The population examined of P. (P.) macrocystis from South Africa fits well with the original description of this species published by De Ley and Siddiqi (1991) from Malaysia, except for the female body length slightly longer (0.6–0.7 mm vs 0.5–0.6 mm), neck length (168–202 µm vs 153–174 µm), and tail (70–85 µm vs 57–76 µm). Besides, there are no significant differences between the populations studied by De Ley et al. (1993a) from Cameroon and Tanzania. Compared with the Iranian specimens of P. (P.) macrocystis examined by Shokoohi and Abolafia (2012), there are no critical differences, although the male was not reported for the Iranian population. This species is reported for the first time from South Africa.

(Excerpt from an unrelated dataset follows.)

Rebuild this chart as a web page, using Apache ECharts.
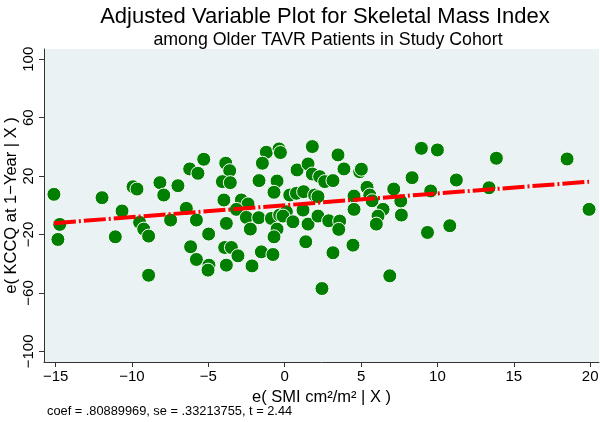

Molecular characterisation

The nblast result of the 18S rDNA gene fragment of the South African population of P. (P.) macrocystis shows a relationship with other species of the genus with 13 different gaps (99% similarity) with Pseudacrobeles sp. (KU180672), 20 differences (98% similarity) with Pseudacrobeles (Pseudacrobeles) variabilis (AF202150).

Locality and habitat

Both species were recovered from Magoebaskloof (GPS coordinates: S: 23°52′40.368"; E: 29°56′14.459"), Limpopo Province, South Africa, in association with wild grass.

Voucher material

Eight females and three males of P. (P.) macrocystis were deposited in the nematode collection of the Aquaculture Research Unit of the University of Limpopo, South Africa, and two females were deposited in the nematode collection of the University of Jaén, Spain. In addition, two slides of P. oxycercus containing five females and five males were deposited at the Nematology collection of the Aquaculture Research Unit, University of Limpopo, South Africa.

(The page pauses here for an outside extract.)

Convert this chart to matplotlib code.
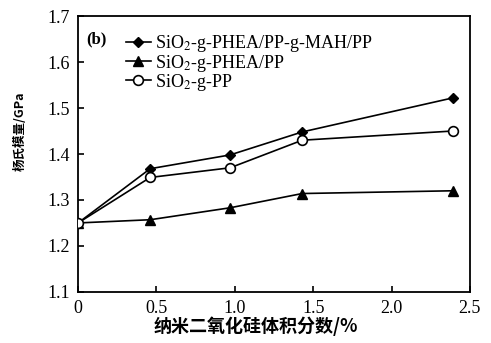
import numpy as np
import matplotlib.pyplot as plt
from matplotlib.lines import Line2D

# 数据
x = [0, 0.46, 0.97, 1.43, 2.39]
y_mah = [1.25, 1.368, 1.398, 1.448, 1.522]
y_phea = [1.25, 1.257, 1.283, 1.314, 1.320]
y_pp = [1.25, 1.349, 1.370, 1.430, 1.450]

labels = ['SiO$_2$-g-PHEA/PP-g-MAH/PP', 'SiO$_2$-g-PHEA/PP', 'SiO$_2$-g-PP']
xticks = [0, 0.5, 1.0, 1.5, 2.0, 2.5]
xticklabels = ['0', '0.5', '1.0', '1.5', '2.0', '2.5']
yticks = [1.1, 1.2, 1.3, 1.4, 1.5, 1.6, 1.7]

plt.rcParams['font.family'] = ['Liberation Serif', 'DejaVu Serif']
plt.rcParams['mathtext.fontset'] = 'stix'

fig = plt.figure(figsize=(4.91, 3.43), dpi=100)
ax = fig.add_axes([0.159, 0.149, 0.798, 0.804])

ax.plot(x, y_mah, '-', color='black', lw=1.2, marker='D', ms=5, mfc='black', mec='black', zorder=3)
ax.plot(x, y_phea, '-', color='black', lw=1.2, marker='^', ms=7, mfc='black', mec='black', zorder=3)
ax.plot(x, y_pp, '-', color='black', lw=1.2, marker='o', ms=7, mfc='white', mec='black', mew=1.2, zorder=4)

ax.set_xlim(0, 2.5)
ax.set_ylim(1.1, 1.7)
ax.set_xticks(xticks)
ax.set_xticklabels(xticklabels)
ax.set_yticks(yticks)
ax.tick_params(direction='in', length=4, width=1.2, labelsize=13)
ax.tick_params(axis='x', pad=6)
ax.tick_params(axis='y', pad=6)
for s in ax.spines.values():
    s.set_linewidth(1.3)

ax.set_xlabel('纳米二氧化硅体积分数/%', family=['Noto Sans CJK SC', 'DejaVu Sans'],
              fontsize=13, fontweight='bold')
ax.xaxis.set_label_coords(0.454, -0.088)
ax.set_ylabel('杨氏模量/GPa', family=['Noto Sans CJK SC', 'DejaVu Sans'],
              fontsize=9, fontweight='bold')
ax.yaxis.set_label_coords(-0.13, 0.583)

ax.text(0.022, 0.915, '(b)', transform=ax.transAxes, fontsize=12, fontweight='bold',
        va='center', ha='left')

handles = [
    Line2D([], [], color='black', lw=1.2, marker='D', ms=5, mfc='black'),
    Line2D([], [], color='black', lw=1.2, marker='^', ms=7, mfc='black'),
    Line2D([], [], color='black', lw=1.2, marker='o', ms=7, mfc='white', mew=1.2),
]
ax.legend(handles, labels, loc='upper left', bbox_to_anchor=(0.085, 0.99), frameon=False,
          fontsize=13, handlelength=1.4, handletextpad=0.2, labelspacing=-0.1,
          borderaxespad=0.4)

fig.savefig('out.png', dpi=100)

Phylogenetic relationships of Pseudacrobeles (Pseudacrobeles) macrocystis

The phylogenetic analysis of the 18S (Fig. 4) and 28S (Fig. 5) rDNA trees agree with the traditional arrangement of the genera of the subfamily Cephalobinae based on morphological characters (Andrássy 2005), agreeing with other molecular studies (Abolafia et al. 2020, 2021). Thus, the genus Pseudacrobeles Steiner 1938 appears more basal, close to the genus Eucephalobus Steiner 1936, having poorly developed lips and labial probolae (plesiomorphic condition), while genera with complex lips and labial probolae (apomorphic condition) appear in the derived branches in both trees. According to the phylogenetic trees, the evolutionary relationships of Pseudacrobeles appear more or less clear.

Fig. 4
figure 4

Bayesian Inference tree from the newly sequenced Pseudacrobeles (P.) macrocystis De Ley and Siddiqi 1991 based on sequences of the 18S rDNA region. Bayesian posterior probabilities are given for each clade

Fig. 5
figure 5

Bayesian Inference tree from the newly sequenced Pseudacrobeles (P.) macrocystis De Ley and Siddiqi 1991 based on sequences of the 28S rDNA region. Bayesian posterior probabilities are given for each clade

Regarding the genus Pseudacrobeles, it was established by Steiner in 1938. Then, the genus Pseudacrobeles divided into two subgenera, including Pseudacrobeles Steiner 1938 and Bunobus De Ley et al. 1993a, b (De Ley et al. 1993a, 1993b). The subgenera differ in the morphology of the lip region. In subgenus Pseudacrobeles, cephalic probolae (setae-like) and labial probolae (conical or low ridges connecting the tips of adjacent lips) are present. Besides, lateral lips are well developed. However, in subgenus Bunobus, cephalic probolae, and labial probolae do not exist. In addition, lateral lips are reduced (see Shokoohi and Abolafia 2012). In conclusion, Pseudacrobeles (P.) macrocystis was observed in various soil types associated with multiple crops in South Africa. This species is bacterivorous; therefore, its ecological role in the soil and its effect on crop production needs to be investigated.